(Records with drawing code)
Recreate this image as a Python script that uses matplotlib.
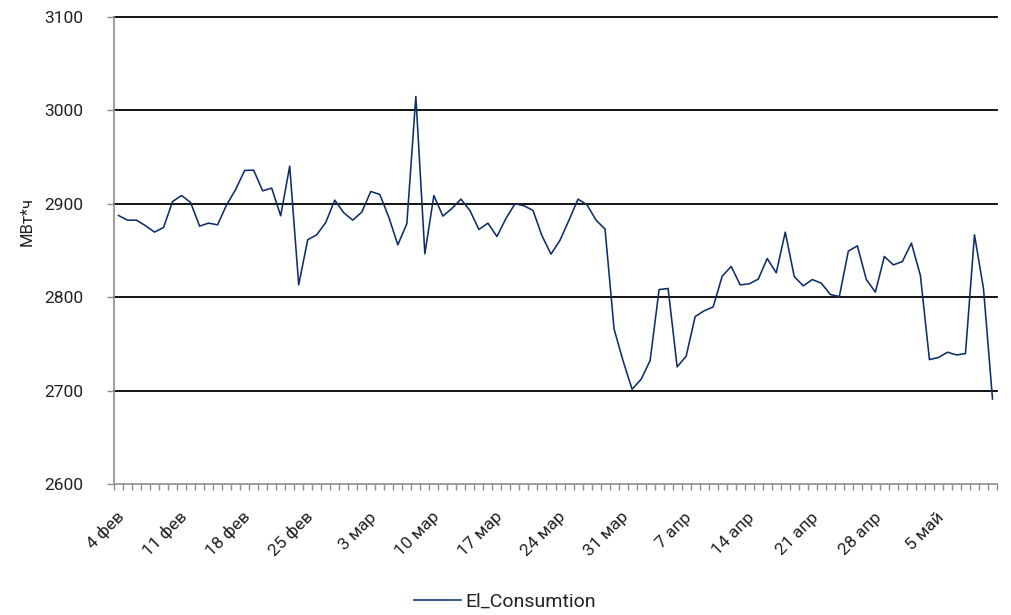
import matplotlib
matplotlib.use("Agg")
import matplotlib.pyplot as plt
import matplotlib.transforms as mtransforms
import numpy as np

plt.rcParams['font.family'] = ['Roboto', 'DejaVu Sans']

# Daily electricity consumption, 3 Feb – 10 May 2020
start_date = "2020-02-03"
consumption = [
    2887.5, 2882.5, 2882.5, 2876.5, 2869.7, 2874.7, 2902.5, 2908.9, 2901.4, 2876.1,
    2879.3, 2877.5, 2899.0, 2915.3, 2935.7, 2936.0, 2913.9, 2916.8, 2887.2, 2940.3,
    2813.3, 2861.5, 2866.8, 2880.0, 2903.9, 2890.4, 2882.5, 2891.1, 2913.2, 2910.0,
    2885.7, 2856.1, 2878.6, 3014.9, 2846.5, 2908.9, 2886.8, 2895.0, 2905.0, 2892.9,
    2872.5, 2879.3, 2865.0, 2884.3, 2900.0, 2897.9, 2892.9, 2865.8, 2846.1, 2861.0,
    2882.5, 2905.0, 2898.9, 2882.5, 2872.9, 2766.0, 2731.8, 2701.4, 2712.1, 2732.1,
    2808.2, 2809.3, 2725.4, 2736.8, 2779.3, 2785.4, 2789.6, 2822.5, 2832.9, 2813.2,
    2814.3, 2819.3, 2841.4, 2826.1, 2869.6, 2822.1, 2812.1, 2818.9, 2815.0, 2802.9,
    2800.7, 2849.3, 2855.0, 2818.9, 2805.4, 2843.6, 2834.6, 2838.2, 2857.9, 2823.2,
    2733.2, 2735.4, 2741.1, 2738.2, 2739.6, 2866.8, 2809.3, 2691.1,
]
series_name = "El_Consumtion"
y_label = "МВт*ч"

# Weekly date labels (every 7th day starting with 4 Feb)
week_labels = ["4 фев", "11 фев", "18 фев", "25 фев", "3 мар", "10 мар", "17 мар",
               "24 мар", "31 мар", "7 апр", "14 апр", "21 апр", "28 апр", "5 май"]
first_label_day = 1
y_ticks = [2600, 2700, 2800, 2900, 3000, 3100]

line_color = "#0f2d6b"
axis_gray = "#8c8c8c"
text_color = "#222222"

x = np.arange(len(consumption))

fig = plt.figure(figsize=(10.11, 6.15), dpi=100)
ax = fig.add_axes([114 / 1011, 1 - 484 / 615, (997 - 114) / 1011, (484 - 17) / 615])

# horizontal reference lines
for yv in y_ticks[1:]:
    ax.axhline(yv, color="black", lw=1.3, zorder=1, clip_on=False)

ax.plot(x, consumption, color=line_color, lw=1.15, zorder=3, label=series_name)

ax.set_xlim(-0.5, len(consumption) - 0.5)
ax.set_ylim(y_ticks[0], y_ticks[-1])

# spines
for side in ("top", "right"):
    ax.spines[side].set_visible(False)
for side in ("left", "bottom"):
    ax.spines[side].set_color(axis_gray)
    ax.spines[side].set_linewidth(1.2)

# y axis
ax.set_yticks(y_ticks)
ax.tick_params(axis="y", direction="out", length=5, width=1.0, color=axis_gray,
               pad=17, labelsize=12.5, labelcolor=text_color)

# x axis: tick marks between days, labels centred on weekly days
label_pos = first_label_day + 7 * np.arange(len(week_labels))
ax.set_xticks(label_pos)
ax.set_xticklabels(week_labels)
ax.set_xticks(np.arange(-0.5, len(consumption), 1.0), minor=True)
ax.tick_params(axis="x", which="major", length=0, pad=0, labelsize=12.5,
               labelcolor=text_color)
ax.tick_params(axis="x", which="minor", direction="out", length=4.5, width=1.0,
               color=axis_gray)
offset = mtransforms.ScaledTranslation(-2.5 / 100, -34 / 100, fig.dpi_scale_trans)
for lbl in ax.get_xticklabels():
    lbl.set_rotation(45)
    lbl.set_rotation_mode("anchor")
    lbl.set_horizontalalignment("right")
    lbl.set_verticalalignment("baseline")
    lbl.set_transform(lbl.get_transform() + offset)

fig.text(27 / 1011, 1 - 221 / 615, y_label, rotation=90, ha="center", va="center",
         fontsize=12, color=text_color)

fig.legend(loc="center", bbox_to_anchor=(505 / 1011, 1 - 602 / 615), frameon=False,
           fontsize=14, handlelength=2.4, handletextpad=0.25, labelcolor=text_color)

fig.savefig("out.png", dpi=100)
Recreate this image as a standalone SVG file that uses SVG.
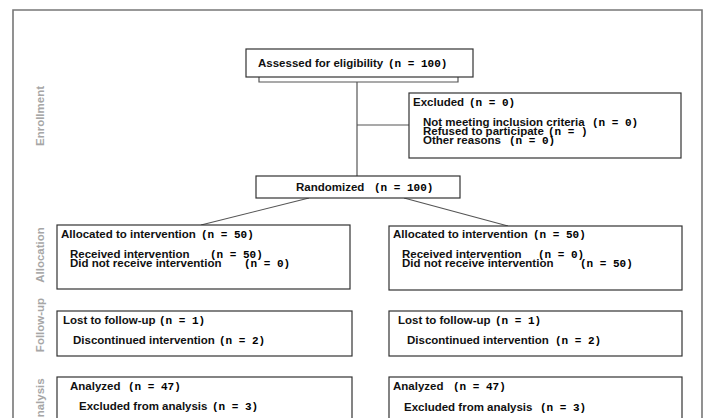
<svg xmlns="http://www.w3.org/2000/svg" width="705" height="418" viewBox="0 0 705 418">
<style>
.bx{fill:#fff;stroke:#333;stroke-width:1.2}
.t{font-family:"Liberation Sans",Arial,sans-serif;font-weight:bold;font-size:11.5px;fill:#111}
.m{font-family:"Liberation Mono","Courier New",monospace;font-weight:bold;font-size:11px;white-space:pre}
.side{font-family:"Liberation Sans",Arial,sans-serif;font-weight:bold;font-size:11.5px;fill:#a6a6a6;text-anchor:middle}
.ln{stroke:#555;stroke-width:1.2;fill:none}
</style>
<rect width="705" height="418" fill="#fff"/>
<path d="M13,430 V10 H702 V430" fill="none" stroke="#777" stroke-width="1.6"/>
<text class="side" transform="translate(44,116) rotate(-90)">Enrollment</text>
<text class="side" transform="translate(44,255) rotate(-90)">Allocation</text>
<text class="side" transform="translate(44,325) rotate(-90)">Follow-up</text>
<text class="side" transform="translate(44,402) rotate(-90)">Analysis</text>
<g id="connectors">
<path class="ln" d="M259,77 V82 H458 V77"/>
<path class="ln" d="M357,82 V176"/>
<path class="ln" d="M357,125 H409"/>
<path class="ln" d="M309,198 L201,225"/>
<path class="ln" d="M404,198 L508,226"/>
</g>
<g id="assessed">
<rect class="bx" x="246" y="49" width="227" height="28"/>
<text class="t" x="258" y="67">Assessed for eligibility</text>
<text class="m" x="388" y="67">(n = 100)</text>
</g>
<g id="excluded">
<rect class="bx" x="409" y="93" width="272" height="65"/>
<text class="t" x="413" y="106">Excluded</text><text class="m" x="469" y="106">(n = 0)</text>
<text class="t" x="423" y="126">Not meeting inclusion criteria</text><text class="m" x="592" y="126">(n = 0)</text>
<text class="t" x="423" y="135">Refused to participate</text><text class="m" x="548" y="135">(n = )</text>
<text class="t" x="423" y="144">Other reasons</text><text class="m" x="509" y="144">(n = 0)</text>
</g>
<g id="randomized">
<rect class="bx" x="256" y="176" width="204" height="22"/>
<text class="t" x="296" y="191">Randomized</text><text class="m" x="374" y="191">(n = 100)</text>
</g>
<g id="alloc-left">
<rect class="bx" x="57" y="225" width="293" height="64"/>
<text class="t" x="61" y="238">Allocated to intervention</text><text class="m" x="201" y="238">(n = 50)</text>
<text class="t" x="70" y="258">Received intervention</text><text class="m" x="210" y="258">(n = 50)</text>
<text class="t" x="70" y="267">Did not receive intervention</text><text class="m" x="244" y="267">(n = 0)</text>
</g>
<g id="alloc-right">
<rect class="bx" x="389" y="226" width="293" height="64"/>
<text class="t" x="393" y="238">Allocated to intervention</text><text class="m" x="533" y="238">(n = 50)</text>
<text class="t" x="402" y="258">Received intervention</text><text class="m" x="538" y="258">(n = 0)</text>
<text class="t" x="402" y="267">Did not receive intervention</text><text class="m" x="580" y="267">(n = 50)</text>
</g>
<g id="followup-left">
<rect class="bx" x="57" y="311" width="295" height="45"/>
<text class="t" x="63" y="324">Lost to follow-up</text><text class="m" x="159" y="324">(n = 1)</text>
<text class="t" x="73" y="344">Discontinued intervention</text><text class="m" x="219" y="344">(n = 2)</text>
</g>
<g id="followup-right">
<rect class="bx" x="389" y="311" width="293" height="45"/>
<text class="t" x="398" y="324">Lost to follow-up</text><text class="m" x="495" y="324">(n = 1)</text>
<text class="t" x="407" y="344">Discontinued intervention</text><text class="m" x="555" y="344">(n = 2)</text>
</g>
<g id="analysis-left">
<rect class="bx" x="57" y="377" width="295" height="60"/>
<text class="t" x="70" y="390">Analyzed</text><text class="m" x="128" y="390">(n = 47)</text>
<text class="t" x="79" y="410">Excluded from analysis</text><text class="m" x="212" y="410">(n = 3)</text>
</g>
<g id="analysis-right">
<rect class="bx" x="389" y="377" width="293" height="60"/>
<text class="t" x="393" y="390">Analyzed</text><text class="m" x="453" y="390">(n = 47)</text>
<text class="t" x="404" y="411">Excluded from analysis</text><text class="m" x="540" y="411">(n = 3)</text>
</g>
</svg>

** Exercise requirements **
Copy, word for word, the entries above from the first line to the line that holds "ax.set_ylim(y_ticks[0], y_ticks[-1])". Drop the pictures.

** Right answer **
Recreate this image as a Python script that uses matplotlib.
import matplotlib
matplotlib.use("Agg")
import matplotlib.pyplot as plt
import matplotlib.transforms as mtransforms
import numpy as np

plt.rcParams['font.family'] = ['Roboto', 'DejaVu Sans']

# Daily electricity consumption, 3 Feb – 10 May 2020
start_date = "2020-02-03"
consumption = [
    2887.5, 2882.5, 2882.5, 2876.5, 2869.7, 2874.7, 2902.5, 2908.9, 2901.4, 2876.1,
    2879.3, 2877.5, 2899.0, 2915.3, 2935.7, 2936.0, 2913.9, 2916.8, 2887.2, 2940.3,
    2813.3, 2861.5, 2866.8, 2880.0, 2903.9, 2890.4, 2882.5, 2891.1, 2913.2, 2910.0,
    2885.7, 2856.1, 2878.6, 3014.9, 2846.5, 2908.9, 2886.8, 2895.0, 2905.0, 2892.9,
    2872.5, 2879.3, 2865.0, 2884.3, 2900.0, 2897.9, 2892.9, 2865.8, 2846.1, 2861.0,
    2882.5, 2905.0, 2898.9, 2882.5, 2872.9, 2766.0, 2731.8, 2701.4, 2712.1, 2732.1,
    2808.2, 2809.3, 2725.4, 2736.8, 2779.3, 2785.4, 2789.6, 2822.5, 2832.9, 2813.2,
    2814.3, 2819.3, 2841.4, 2826.1, 2869.6, 2822.1, 2812.1, 2818.9, 2815.0, 2802.9,
    2800.7, 2849.3, 2855.0, 2818.9, 2805.4, 2843.6, 2834.6, 2838.2, 2857.9, 2823.2,
    2733.2, 2735.4, 2741.1, 2738.2, 2739.6, 2866.8, 2809.3, 2691.1,
]
series_name = "El_Consumtion"
y_label = "МВт*ч"

# Weekly date labels (every 7th day starting with 4 Feb)
week_labels = ["4 фев", "11 фев", "18 фев", "25 фев", "3 мар", "10 мар", "17 мар",
               "24 мар", "31 мар", "7 апр", "14 апр", "21 апр", "28 апр", "5 май"]
first_label_day = 1
y_ticks = [2600, 2700, 2800, 2900, 3000, 3100]

line_color = "#0f2d6b"
axis_gray = "#8c8c8c"
text_color = "#222222"

x = np.arange(len(consumption))

fig = plt.figure(figsize=(10.11, 6.15), dpi=100)
ax = fig.add_axes([114 / 1011, 1 - 484 / 615, (997 - 114) / 1011, (484 - 17) / 615])

# horizontal reference lines
for yv in y_ticks[1:]:
    ax.axhline(yv, color="black", lw=1.3, zorder=1, clip_on=False)

ax.plot(x, consumption, color=line_color, lw=1.15, zorder=3, label=series_name)

ax.set_xlim(-0.5, len(consumption) - 0.5)
ax.set_ylim(y_ticks[0], y_ticks[-1])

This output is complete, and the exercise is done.